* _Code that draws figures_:
--------------------

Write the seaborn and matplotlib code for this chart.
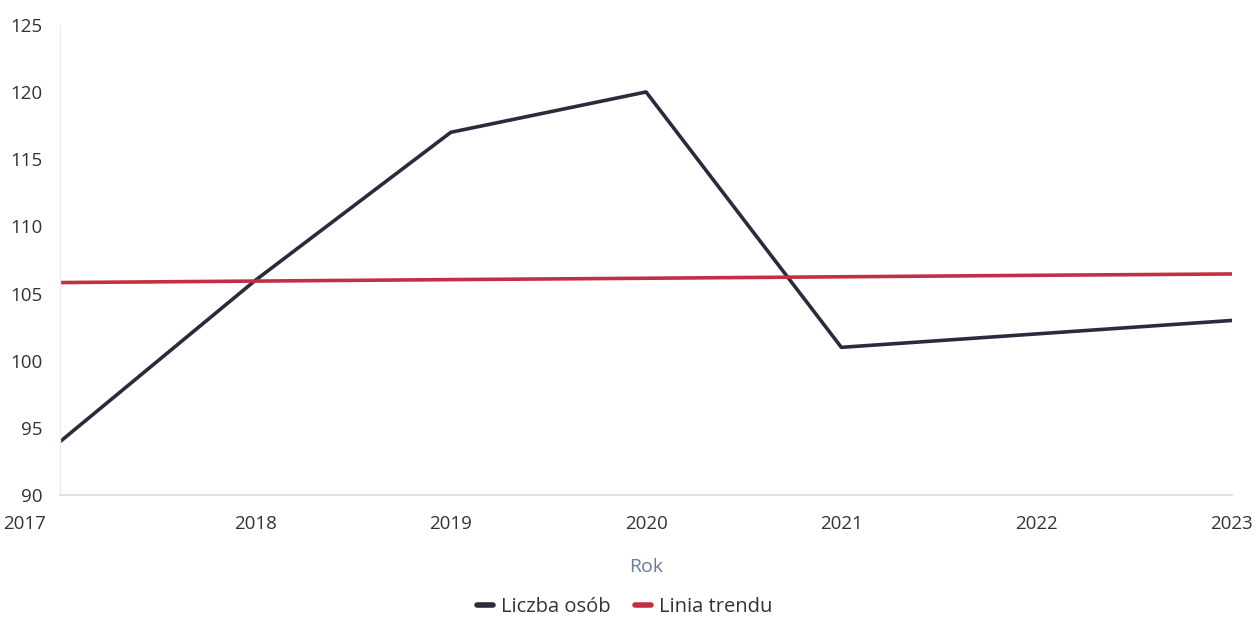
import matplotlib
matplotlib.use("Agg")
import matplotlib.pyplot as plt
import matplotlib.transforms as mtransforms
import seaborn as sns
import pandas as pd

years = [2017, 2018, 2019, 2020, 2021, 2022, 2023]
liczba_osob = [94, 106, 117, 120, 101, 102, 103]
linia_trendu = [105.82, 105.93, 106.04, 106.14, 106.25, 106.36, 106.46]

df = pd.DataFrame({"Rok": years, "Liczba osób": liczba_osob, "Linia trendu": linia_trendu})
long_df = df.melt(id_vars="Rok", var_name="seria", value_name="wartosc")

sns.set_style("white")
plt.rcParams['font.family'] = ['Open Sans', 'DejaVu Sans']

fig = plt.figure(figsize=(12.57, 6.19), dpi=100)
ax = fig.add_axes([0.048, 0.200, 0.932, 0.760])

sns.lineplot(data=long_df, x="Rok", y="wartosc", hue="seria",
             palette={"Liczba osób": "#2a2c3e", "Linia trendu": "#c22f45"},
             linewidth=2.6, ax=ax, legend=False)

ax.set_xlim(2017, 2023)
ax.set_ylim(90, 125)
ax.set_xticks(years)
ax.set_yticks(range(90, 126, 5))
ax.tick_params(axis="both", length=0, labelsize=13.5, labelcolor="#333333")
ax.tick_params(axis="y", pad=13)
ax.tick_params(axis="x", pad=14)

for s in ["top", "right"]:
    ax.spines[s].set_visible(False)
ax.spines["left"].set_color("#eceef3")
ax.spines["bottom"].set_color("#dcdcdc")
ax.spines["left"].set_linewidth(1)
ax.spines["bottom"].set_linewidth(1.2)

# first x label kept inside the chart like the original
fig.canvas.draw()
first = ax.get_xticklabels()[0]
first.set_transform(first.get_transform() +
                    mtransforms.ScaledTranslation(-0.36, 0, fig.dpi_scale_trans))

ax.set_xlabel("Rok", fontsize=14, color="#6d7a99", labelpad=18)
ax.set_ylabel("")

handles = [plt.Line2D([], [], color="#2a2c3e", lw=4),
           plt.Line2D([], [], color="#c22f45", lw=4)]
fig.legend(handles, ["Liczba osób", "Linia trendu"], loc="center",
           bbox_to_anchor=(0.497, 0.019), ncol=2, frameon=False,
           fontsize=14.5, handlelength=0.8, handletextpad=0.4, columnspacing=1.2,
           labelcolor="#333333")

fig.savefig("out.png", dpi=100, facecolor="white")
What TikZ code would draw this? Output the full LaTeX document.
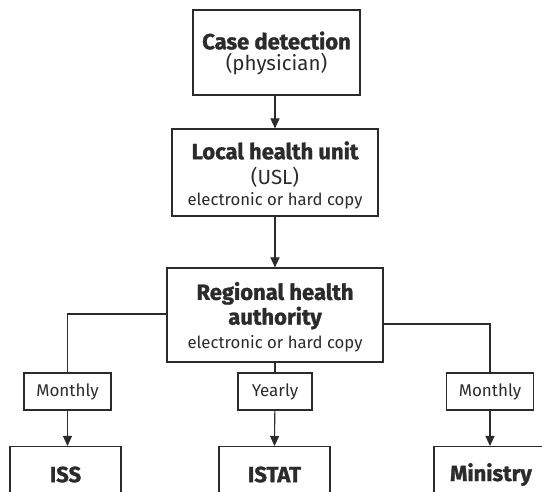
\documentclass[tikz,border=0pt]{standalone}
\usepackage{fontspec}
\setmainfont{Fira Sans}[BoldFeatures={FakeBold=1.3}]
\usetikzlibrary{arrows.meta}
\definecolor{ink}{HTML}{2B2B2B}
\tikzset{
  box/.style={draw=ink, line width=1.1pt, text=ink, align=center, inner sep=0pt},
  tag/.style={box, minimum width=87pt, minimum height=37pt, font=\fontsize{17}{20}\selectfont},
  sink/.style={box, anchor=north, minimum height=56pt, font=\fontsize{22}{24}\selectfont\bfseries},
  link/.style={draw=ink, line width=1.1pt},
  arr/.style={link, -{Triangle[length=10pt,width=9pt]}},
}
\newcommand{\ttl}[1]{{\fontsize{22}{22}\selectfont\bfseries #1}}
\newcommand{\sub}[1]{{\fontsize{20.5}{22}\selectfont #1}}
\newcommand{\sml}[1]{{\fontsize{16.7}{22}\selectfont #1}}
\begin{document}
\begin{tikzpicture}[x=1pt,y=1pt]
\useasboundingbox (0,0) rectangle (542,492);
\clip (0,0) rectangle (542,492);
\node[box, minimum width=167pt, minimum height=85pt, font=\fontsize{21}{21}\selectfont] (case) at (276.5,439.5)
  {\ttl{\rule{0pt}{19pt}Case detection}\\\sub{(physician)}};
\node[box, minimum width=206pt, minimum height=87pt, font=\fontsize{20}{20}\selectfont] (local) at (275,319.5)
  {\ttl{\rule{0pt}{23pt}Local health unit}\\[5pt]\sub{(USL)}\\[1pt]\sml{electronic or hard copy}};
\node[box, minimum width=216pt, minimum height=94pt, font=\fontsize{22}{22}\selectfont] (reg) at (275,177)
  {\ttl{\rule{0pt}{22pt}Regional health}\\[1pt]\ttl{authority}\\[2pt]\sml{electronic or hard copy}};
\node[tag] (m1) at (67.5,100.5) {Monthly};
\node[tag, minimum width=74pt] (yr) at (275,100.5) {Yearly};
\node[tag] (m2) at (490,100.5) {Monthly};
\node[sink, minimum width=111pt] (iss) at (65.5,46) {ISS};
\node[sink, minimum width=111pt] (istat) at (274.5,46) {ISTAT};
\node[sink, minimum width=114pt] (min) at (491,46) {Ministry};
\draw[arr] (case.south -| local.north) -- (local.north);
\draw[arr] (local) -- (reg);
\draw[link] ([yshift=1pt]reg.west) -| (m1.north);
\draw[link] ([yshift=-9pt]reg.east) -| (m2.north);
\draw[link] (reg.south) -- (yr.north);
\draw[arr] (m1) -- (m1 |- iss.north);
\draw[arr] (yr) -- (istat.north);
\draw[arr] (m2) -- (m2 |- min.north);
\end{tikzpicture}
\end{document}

--------------------

* _Stated problem_: Begin at the first line of the records and please reproduce every line exactly through the one containing "ax = fig.add_axes([0.048, 0.200, 0.932, 0.760])", leaving all pictures out.

* _Exercise result_:
Write the seaborn and matplotlib code for this chart.
import matplotlib
matplotlib.use("Agg")
import matplotlib.pyplot as plt
import matplotlib.transforms as mtransforms
import seaborn as sns
import pandas as pd

years = [2017, 2018, 2019, 2020, 2021, 2022, 2023]
liczba_osob = [94, 106, 117, 120, 101, 102, 103]
linia_trendu = [105.82, 105.93, 106.04, 106.14, 106.25, 106.36, 106.46]

df = pd.DataFrame({"Rok": years, "Liczba osób": liczba_osob, "Linia trendu": linia_trendu})
long_df = df.melt(id_vars="Rok", var_name="seria", value_name="wartosc")

sns.set_style("white")
plt.rcParams['font.family'] = ['Open Sans', 'DejaVu Sans']

fig = plt.figure(figsize=(12.57, 6.19), dpi=100)
ax = fig.add_axes([0.048, 0.200, 0.932, 0.760])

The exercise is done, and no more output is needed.